Plotting code records:

--------------------------------

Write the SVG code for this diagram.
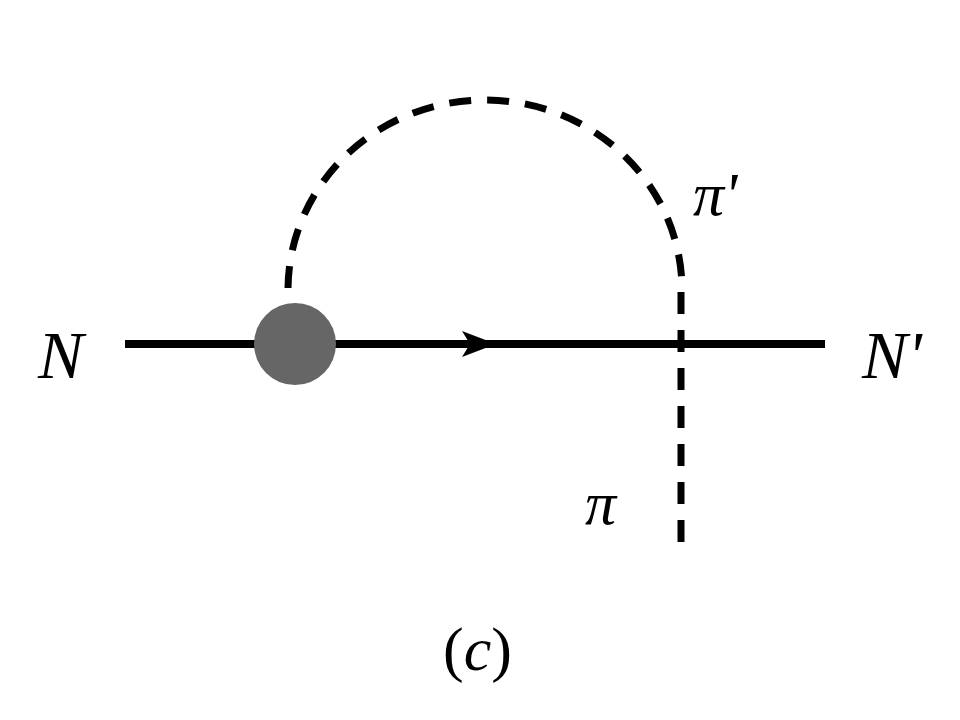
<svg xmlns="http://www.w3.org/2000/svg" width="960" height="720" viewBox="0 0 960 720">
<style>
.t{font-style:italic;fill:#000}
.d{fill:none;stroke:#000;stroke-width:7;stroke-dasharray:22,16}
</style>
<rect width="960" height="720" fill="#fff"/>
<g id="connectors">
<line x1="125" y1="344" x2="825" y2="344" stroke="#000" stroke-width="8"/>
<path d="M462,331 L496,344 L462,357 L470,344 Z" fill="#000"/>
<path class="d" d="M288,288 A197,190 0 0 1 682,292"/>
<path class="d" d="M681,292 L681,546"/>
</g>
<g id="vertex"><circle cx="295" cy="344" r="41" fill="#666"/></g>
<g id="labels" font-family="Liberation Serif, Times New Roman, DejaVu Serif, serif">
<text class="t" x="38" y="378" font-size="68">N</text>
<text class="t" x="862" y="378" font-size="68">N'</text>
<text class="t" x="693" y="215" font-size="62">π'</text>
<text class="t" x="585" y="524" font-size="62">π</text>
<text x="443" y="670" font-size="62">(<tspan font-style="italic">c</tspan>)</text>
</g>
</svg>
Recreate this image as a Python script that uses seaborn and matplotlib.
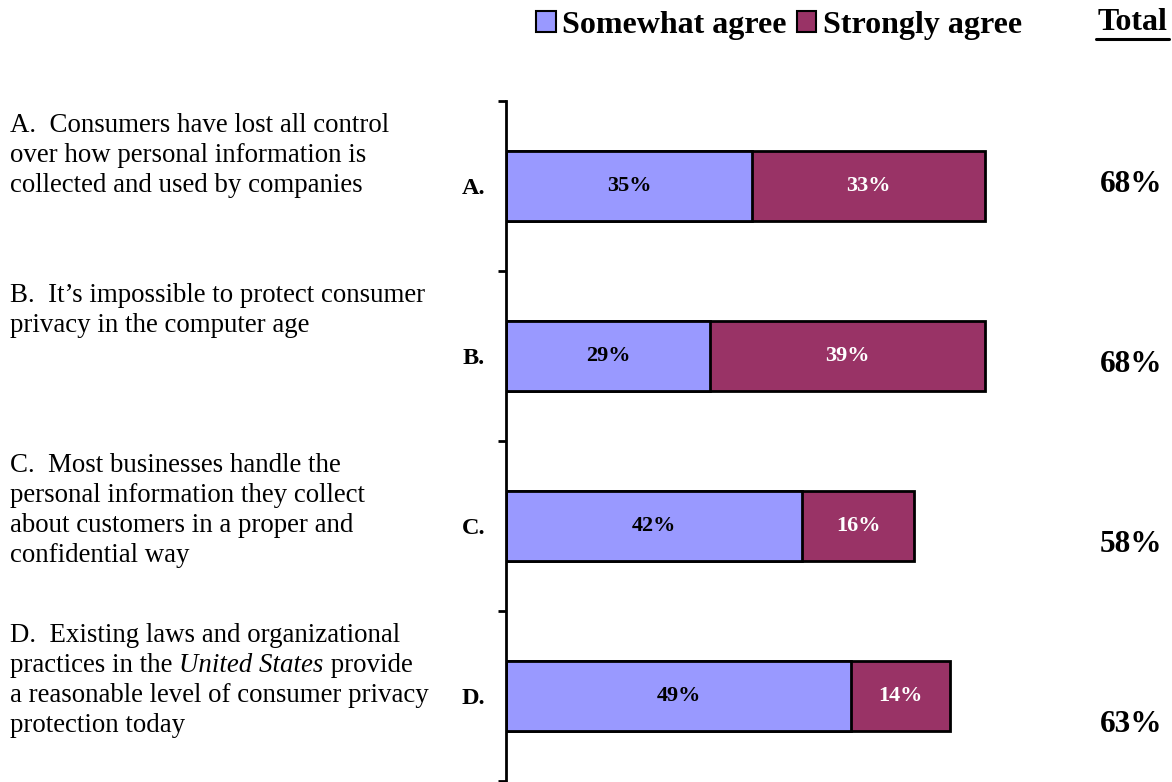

--------------------------------

* [Task brief] Your copy should repeat each entry above exactly but contain no pictures.

* [Correct answer]
Write the SVG code for this diagram.
<svg xmlns="http://www.w3.org/2000/svg" width="960" height="720" viewBox="0 0 960 720">
<style>
.t{font-style:italic;fill:#000}
.d{fill:none;stroke:#000;stroke-width:7;stroke-dasharray:22,16}
</style>
<rect width="960" height="720" fill="#fff"/>
<g id="connectors">
<line x1="125" y1="344" x2="825" y2="344" stroke="#000" stroke-width="8"/>
<path d="M462,331 L496,344 L462,357 L470,344 Z" fill="#000"/>
<path class="d" d="M288,288 A197,190 0 0 1 682,292"/>
<path class="d" d="M681,292 L681,546"/>
</g>
<g id="vertex"><circle cx="295" cy="344" r="41" fill="#666"/></g>
<g id="labels" font-family="Liberation Serif, Times New Roman, DejaVu Serif, serif">
<text class="t" x="38" y="378" font-size="68">N</text>
<text class="t" x="862" y="378" font-size="68">N'</text>
<text class="t" x="693" y="215" font-size="62">π'</text>
<text class="t" x="585" y="524" font-size="62">π</text>
<text x="443" y="670" font-size="62">(<tspan font-style="italic">c</tspan>)</text>
</g>
</svg>
Recreate this image as a Python script that uses seaborn and matplotlib.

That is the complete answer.